I was watching a Sex and the City episode filmed in L.A. a few days ago, one in which they're driving up a hill and Carrie, trying to handle the stick shift, is not doing so well. "I thought L.A. was supposed to be flat," she whines, and Miranda replies, "I think they mean culturally." That is just one of the subtle barbs that pervades the general public's thinking about L.A. Everyone thinks the place is nothing but a big freeway, or one big drive-by, or perhaps one big movie star playground, but that really is just one big stereotype. Not only is L.A. rounded culturally by its history, architecture, and artrs, most of its people are rounded, too.
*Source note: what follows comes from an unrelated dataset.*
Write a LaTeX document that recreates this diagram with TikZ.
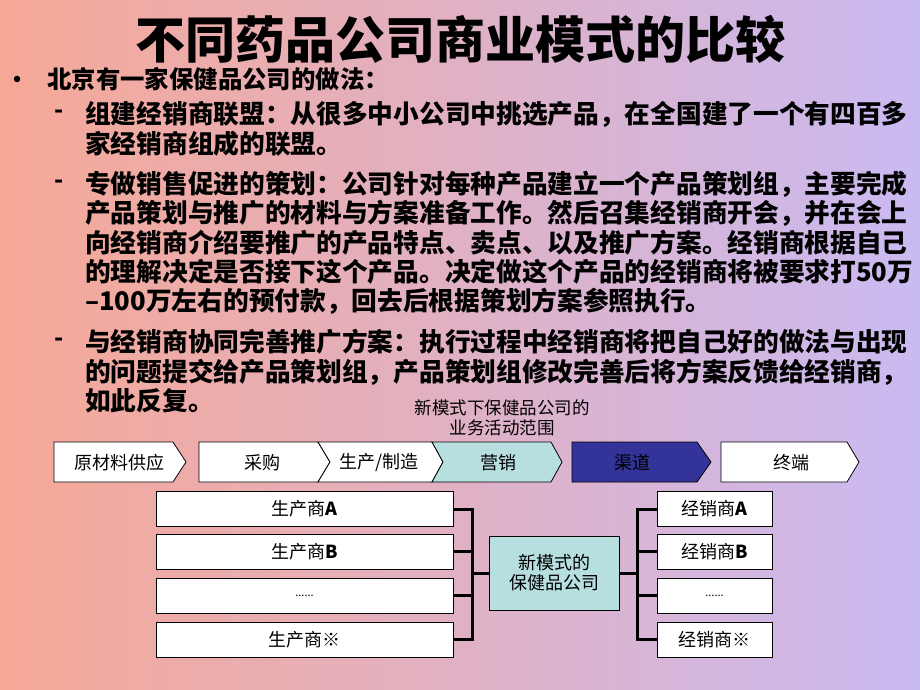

We're - shock! - real, mostly non-pretentious types, especially (I think) over on the East side.

Leaving the freeway system is great fun, something that everyone should spend a day doing. Your orientation becomes enlightened. You finally figure out that all these freeway exit streets indeed have a role beyond being freeway exits. They actually go places. Once you know some of the main streets, Western, Wilshire, Olympic, Melrose, Los Feliz, Colorado, you begin to see all the little connections between the neighborhoods and as Dr. Sarah Arroyo always says, it's all about the connections. Because figuring out the connections between things inevitably leads to your own involvement in them.

Adele Griffin once wrote, "All it takes is one chum to shrink the world to a comfortable size." And, I would add, one good map.

2 comments:

kristan said...

You urban girl scouts earned your Adventure patch today for sure. ;)

Mike Everleth said...

Wait a minute. You drove from Melrose to Atwater, to Los Feliz and then to Eagle Rock? That's a lotta loop-de-loopin'!